Jakarta (Antara Babel)- Indonesia dan Kelompok Negara G33 menyerukan
kedaulatan dan keamanan pangan pada lokakarya Organisasi Perdagangan
Dunia (World Trade Organization/WTO) yang diselenggarakan di Jenewa pada
31 Mei 2017.
Dalam keterangan pers dari Perwakilan Tetap RI di Jenewa yang
diterima di Jakarta, Kamis, disebutkan Lokakarya bertema "Delivering
Development in MC11: Public Stockholding for Food Security Purposes
(PSH) and Special Safeguard Mechanism (SSM)" diselenggarakan oleh G33
yang merupakan koalisi 47 negara berkembang anggota WTO, dan dibuka oleh
Direktur Jenderal WTO Roberto Azevedo.
"Tujuan lokakarya adalah untuk membuka pandangan anggota WTO
mengenai pentingnya instrumen SSM dan PSH sebagai jaring pengaman untuk
melindungi kepentingan petani kecil dan miskin di negara berkembang,
serta dalam rangka mewujudkan kemananan pangan, keamanan penghidupan dan
pembangunan pedesaan," kata Wakil Tetap RI di Jenewa Duta Besar Hasan
Kleib.
G33 yang dipimpin oleh Indonesia, merupakan kelompok yang
memperjuangkan diakuinya hak-hak negara-negara berkembang untuk dapat
memberikan dukungan kepada para petani kecil dan miskin pada
masing-masing negara.
Pemerintah RI memandang bahwa selama ini tingkat kesejahteraan
petani kecil dan miskin di negara berkembang semakin tersisihkan, karena
terpengaruh tinggi tingkat volatilitas harga produk pertanian global
sebagai akibat dari keterbukaan pasar.
"Hal ini lebih diperburuk oleh masih rendah tingkat daya saing
produk pertanian domestik untuk melawan produk impor dari negara maju
yang memiliki daya saing lebih tinggi, sebagai akibat dari subsidi yang
diberikan oleh pemerintahnya," ujar Dubes Hasan Kleib.
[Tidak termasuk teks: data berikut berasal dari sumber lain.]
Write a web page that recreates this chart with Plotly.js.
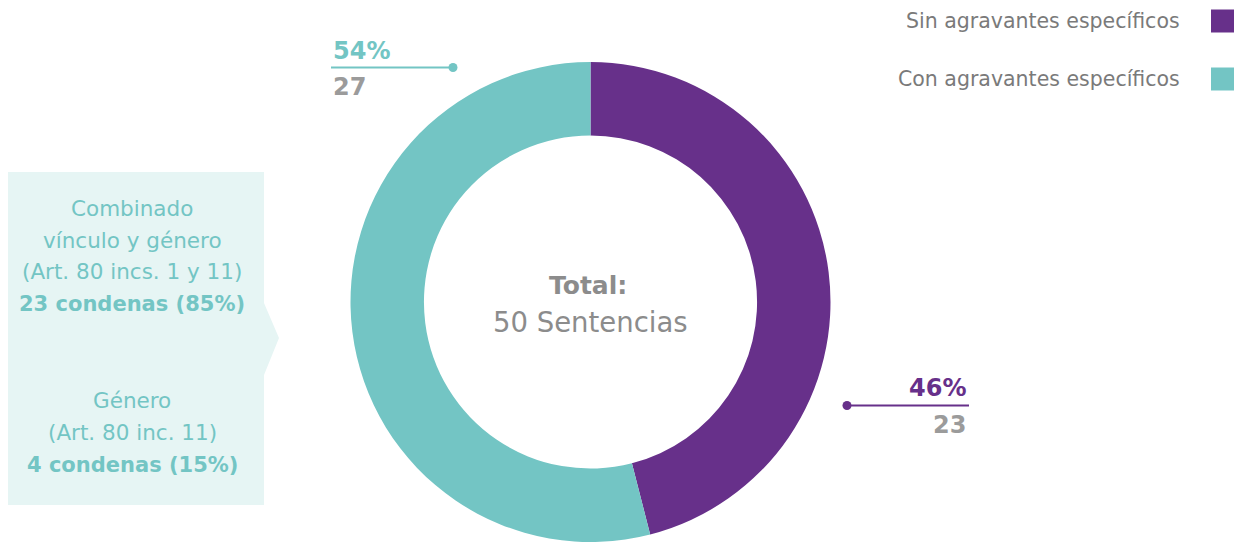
<!DOCTYPE html>
<html><head><meta charset="utf-8">
<script src="https://cdn.plot.ly/plotly-3.0.1.min.js"></script>
<style>html,body{margin:0;padding:0;overflow:hidden;background:#fff}#chart{width:1240px;height:542px}</style>
</head><body><div id="chart"></div>
<script>
// ---- data ----
const categories = ['Sin agravantes específicos', 'Con agravantes específicos'];
const counts = [23, 27];
const colors = ['#67308A', '#73C5C4'];
const totalLabel = 'Total:';
const totalUnit = 'Sentencias';
const breakdownTitles = [['Combinado', 'vínculo y género', '(Art. 80 incs. 1 y 11)'], ['Género', '(Art. 80 inc. 11)']];
const breakdownCounts = [23, 4];
const breakdownPcts = [85, 15];

// ---- helpers ----
const W = 1240, H = 542;
const px = x => x / W, py = y => 1 - y / H;
const FONT = '"DejaVu Sans", sans-serif';
const total = counts.reduce((a, b) => a + b, 0);
const pct = counts.map(c => Math.round(c / total * 100));
const grey = '#9B9B9B';

const annotations = [];
const shapes = [];
function txt(text, x, y, opt) {
  annotations.push(Object.assign({
    text: text, x: px(x), y: py(y), xref: 'paper', yref: 'paper',
    showarrow: false, xanchor: 'center', yanchor: 'middle',
    font: {family: FONT, size: 20, color: grey}
  }, opt || {}));
}

// left box with arrow notch
shapes.push({type: 'path', xref: 'paper', yref: 'paper', layer: 'below',
  path: `M${px(8)},${py(172)} L${px(264)},${py(172)} L${px(264)},${py(303)} L${px(279)},${py(338)} L${px(264)},${py(375)} L${px(264)},${py(505)} L${px(8)},${py(505)} Z`,
  fillcolor: '#E6F5F4', line: {width: 0}});

// box texts
const teal = colors[1];
let yy = [208, 240, 271];
breakdownTitles[0].forEach((t, i) => txt(t, 132, yy[i], {font: {family: FONT, size: 21.5, color: teal}}));
txt(`<b>${breakdownCounts[0]} condenas (${breakdownPcts[0]}%)</b>`, 132, 304, {font: {family: FONT, size: 21, color: teal}});
yy = [400, 432];
breakdownTitles[1].forEach((t, i) => txt(t, 132, yy[i], {font: {family: FONT, size: 21.5, color: teal}}));
txt(`<b>${breakdownCounts[1]} condenas (${breakdownPcts[1]}%)</b>`, 132, 465, {font: {family: FONT, size: 21, color: teal}});

// center texts
txt(`<b>${totalLabel}</b>`, 588, 285, {font: {family: FONT, size: 25, color: '#8C8C8C'}});
txt(`${total} ${totalUnit}`, 590, 322, {font: {family: FONT, size: 27.5, color: '#8C8C8C'}});

// callout: Con (teal) top-left
txt(`<b>${pct[1]}%</b>`, 331, 51, {xanchor: 'left', font: {family: FONT, size: 24, color: colors[1]}});
txt(`<b>${counts[1]}</b>`, 331, 87, {xanchor: 'left', font: {family: FONT, size: 24, color: grey}});
shapes.push({type: 'line', xref: 'paper', yref: 'paper', x0: px(331), x1: px(453), y0: py(67.5), y1: py(67.5), line: {color: colors[1], width: 2}});
shapes.push({type: 'circle', xref: 'paper', yref: 'paper', x0: px(448.5), x1: px(457.5), y0: py(63), y1: py(72), fillcolor: colors[1], line: {width: 0}});

// callout: Sin (purple) right
txt(`<b>${pct[0]}%</b>`, 968, 388, {xanchor: 'right', font: {family: FONT, size: 24, color: colors[0]}});
txt(`<b>${counts[0]}</b>`, 968, 425, {xanchor: 'right', font: {family: FONT, size: 24, color: grey}});
shapes.push({type: 'line', xref: 'paper', yref: 'paper', x0: px(847), x1: px(969), y0: py(405.5), y1: py(405.5), line: {color: colors[0], width: 2}});
shapes.push({type: 'circle', xref: 'paper', yref: 'paper', x0: px(842.5), x1: px(851.5), y0: py(401), y1: py(410), fillcolor: colors[0], line: {width: 0}});

// legend (text left of swatch)
const legY = [21, 79];
categories.forEach((c, i) => {
  txt(c, 1182, legY[i], {xanchor: 'right', font: {family: FONT, size: 20.5, color: '#7A7A7A'}});
  shapes.push({type: 'rect', xref: 'paper', yref: 'paper', x0: px(1211), x1: px(1234), y0: py(legY[i] - 11.5), y1: py(legY[i] + 11.5), fillcolor: colors[i], line: {width: 0}});
});

const trace = {
  type: 'pie', labels: categories, values: counts, hole: 0.694,
  sort: false, direction: 'clockwise', rotation: 0,
  marker: {colors: colors, line: {width: 0}},
  textinfo: 'none', hoverinfo: 'none', showlegend: false,
  domain: {x: [px(350.5), px(830.5)], y: [0, py(62)]}
};

Plotly.newPlot('chart', [trace], {
  width: W, height: H, margin: {l: 0, r: 0, t: 0, b: 0},
  paper_bgcolor: '#fff', plot_bgcolor: '#fff', showlegend: false,
  annotations: annotations, shapes: shapes
}, {staticPlot: true});
</script></body></html>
Karena itu, kata dia, lokakarya yang diadakan negara G33 itu
diharapkan dapat berkontribusi terhadap proses perundingan isu-isu
tersebut di WTO.
Menurut Hasan, anggota WTO sedang merundingkan bentuk dan format
SSM dan PSH yang dapat disepakati, khususnya dalam konteks
penyelenggaraan Konferensi Tingkat Menteri WTO ke-11 di Buenos Aires
pada Desember 2017 mendatang.
SSM adalah instrumen perlindungan kepada petani kecil dan miskin
pada saat terjadi banjir impor, sedangkan PSH adalah instrumen
perlindungan petani kecil dan miskin melalui mekanisme pembelian dan
penjualan oleh pemerintah terhadap hasil pertanian domestik.
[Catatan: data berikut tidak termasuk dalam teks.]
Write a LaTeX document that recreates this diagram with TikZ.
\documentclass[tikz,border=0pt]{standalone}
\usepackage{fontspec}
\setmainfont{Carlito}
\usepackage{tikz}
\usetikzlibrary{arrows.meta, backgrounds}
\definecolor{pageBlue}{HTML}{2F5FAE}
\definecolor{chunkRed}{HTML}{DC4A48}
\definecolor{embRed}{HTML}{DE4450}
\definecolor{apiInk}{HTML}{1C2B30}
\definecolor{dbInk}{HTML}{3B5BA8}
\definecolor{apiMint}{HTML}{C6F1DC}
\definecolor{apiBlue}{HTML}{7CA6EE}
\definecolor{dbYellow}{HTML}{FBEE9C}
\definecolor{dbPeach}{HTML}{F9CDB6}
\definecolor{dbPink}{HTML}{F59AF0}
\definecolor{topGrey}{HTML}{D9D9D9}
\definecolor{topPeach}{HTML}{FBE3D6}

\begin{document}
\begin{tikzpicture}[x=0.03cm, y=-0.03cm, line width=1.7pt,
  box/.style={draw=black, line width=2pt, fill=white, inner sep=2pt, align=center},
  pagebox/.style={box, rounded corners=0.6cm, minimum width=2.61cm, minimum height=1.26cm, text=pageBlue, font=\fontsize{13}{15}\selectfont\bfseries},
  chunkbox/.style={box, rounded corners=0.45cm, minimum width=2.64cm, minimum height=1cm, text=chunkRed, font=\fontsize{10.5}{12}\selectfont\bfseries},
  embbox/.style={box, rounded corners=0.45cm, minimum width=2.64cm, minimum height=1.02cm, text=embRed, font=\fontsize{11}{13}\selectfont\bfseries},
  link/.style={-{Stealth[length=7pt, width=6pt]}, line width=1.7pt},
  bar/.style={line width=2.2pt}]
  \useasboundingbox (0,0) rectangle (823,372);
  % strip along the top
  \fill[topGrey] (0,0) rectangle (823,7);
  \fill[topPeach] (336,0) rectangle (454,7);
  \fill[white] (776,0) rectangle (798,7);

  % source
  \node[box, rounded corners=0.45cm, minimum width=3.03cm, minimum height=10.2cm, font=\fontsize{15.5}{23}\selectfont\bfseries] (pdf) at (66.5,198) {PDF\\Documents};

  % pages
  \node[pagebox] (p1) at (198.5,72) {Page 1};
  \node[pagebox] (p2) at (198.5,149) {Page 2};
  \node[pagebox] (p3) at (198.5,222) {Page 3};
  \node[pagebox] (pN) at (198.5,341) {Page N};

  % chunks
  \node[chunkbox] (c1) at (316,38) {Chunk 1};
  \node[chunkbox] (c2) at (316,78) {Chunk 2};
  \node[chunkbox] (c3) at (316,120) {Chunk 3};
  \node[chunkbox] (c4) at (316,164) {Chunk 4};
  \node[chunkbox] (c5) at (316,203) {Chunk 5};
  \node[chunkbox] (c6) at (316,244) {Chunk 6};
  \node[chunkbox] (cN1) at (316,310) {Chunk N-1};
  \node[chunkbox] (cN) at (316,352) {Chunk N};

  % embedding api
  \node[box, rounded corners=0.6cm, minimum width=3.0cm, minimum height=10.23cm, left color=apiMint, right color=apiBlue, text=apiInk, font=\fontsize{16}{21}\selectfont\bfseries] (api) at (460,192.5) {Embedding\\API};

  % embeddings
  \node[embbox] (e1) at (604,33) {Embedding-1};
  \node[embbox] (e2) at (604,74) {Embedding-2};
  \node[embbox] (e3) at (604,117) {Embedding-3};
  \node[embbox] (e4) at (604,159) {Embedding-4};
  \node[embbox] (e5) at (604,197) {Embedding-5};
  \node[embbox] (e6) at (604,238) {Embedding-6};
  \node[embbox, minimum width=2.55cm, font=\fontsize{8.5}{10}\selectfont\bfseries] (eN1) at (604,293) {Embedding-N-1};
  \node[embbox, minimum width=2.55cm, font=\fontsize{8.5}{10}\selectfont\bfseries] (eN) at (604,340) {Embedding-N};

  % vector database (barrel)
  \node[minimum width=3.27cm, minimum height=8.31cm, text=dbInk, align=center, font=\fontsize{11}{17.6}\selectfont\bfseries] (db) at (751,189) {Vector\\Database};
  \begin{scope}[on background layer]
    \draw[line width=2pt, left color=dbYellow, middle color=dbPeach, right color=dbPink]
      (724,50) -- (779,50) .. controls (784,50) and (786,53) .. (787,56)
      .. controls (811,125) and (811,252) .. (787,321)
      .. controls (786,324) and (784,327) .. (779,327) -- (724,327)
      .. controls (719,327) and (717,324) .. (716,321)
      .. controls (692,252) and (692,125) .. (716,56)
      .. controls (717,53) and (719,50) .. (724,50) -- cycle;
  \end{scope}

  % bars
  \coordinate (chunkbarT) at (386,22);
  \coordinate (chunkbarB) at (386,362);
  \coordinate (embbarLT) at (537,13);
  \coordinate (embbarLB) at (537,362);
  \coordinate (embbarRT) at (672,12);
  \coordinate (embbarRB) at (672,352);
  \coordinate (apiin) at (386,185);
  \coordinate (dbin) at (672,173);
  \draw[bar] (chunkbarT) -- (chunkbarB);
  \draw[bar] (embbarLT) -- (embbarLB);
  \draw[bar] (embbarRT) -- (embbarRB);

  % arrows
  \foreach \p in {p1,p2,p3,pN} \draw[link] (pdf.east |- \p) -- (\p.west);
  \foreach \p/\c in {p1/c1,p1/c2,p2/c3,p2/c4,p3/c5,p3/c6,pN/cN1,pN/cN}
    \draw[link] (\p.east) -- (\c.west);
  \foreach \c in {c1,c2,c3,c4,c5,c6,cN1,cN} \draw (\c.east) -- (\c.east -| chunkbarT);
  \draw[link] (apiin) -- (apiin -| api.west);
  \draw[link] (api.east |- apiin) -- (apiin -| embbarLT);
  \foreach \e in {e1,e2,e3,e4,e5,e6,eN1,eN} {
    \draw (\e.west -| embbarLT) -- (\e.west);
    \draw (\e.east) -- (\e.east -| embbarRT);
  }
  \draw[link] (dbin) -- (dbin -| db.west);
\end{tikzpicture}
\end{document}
Bagi Indonesia, kesepakatan instrumen SSM dan PSH di WTO akan
memberikan ruang kebijakan yang lebih besar untuk menjalankan berbagai
kebijakan pemerintah mewujudkan keamanan dan kedaulatan pangan serta
pengurangan kemiskinan melalui program-program pemberdayaan petani kecil
dan miskin.
Salah satu permasalahan yang masih dihadapi oleh Indonesia saat ini
adalah masih tinggi jumlah petani miskin dan kecil yang memerlukan
dukungan dari pemerintah.
Survei Badan Pusat Statistik (BPS) pada 2016 menyebutkan, dari
total 27,76 juta penduduk miskin di Indonesia, sebanyak 62,24 persen
atau 17,28 juta orang berada di kawasan perdesaan. Sementara, sisanya
37,76 persen atau 10,49 juta penduduk miskin berada di perkotaan.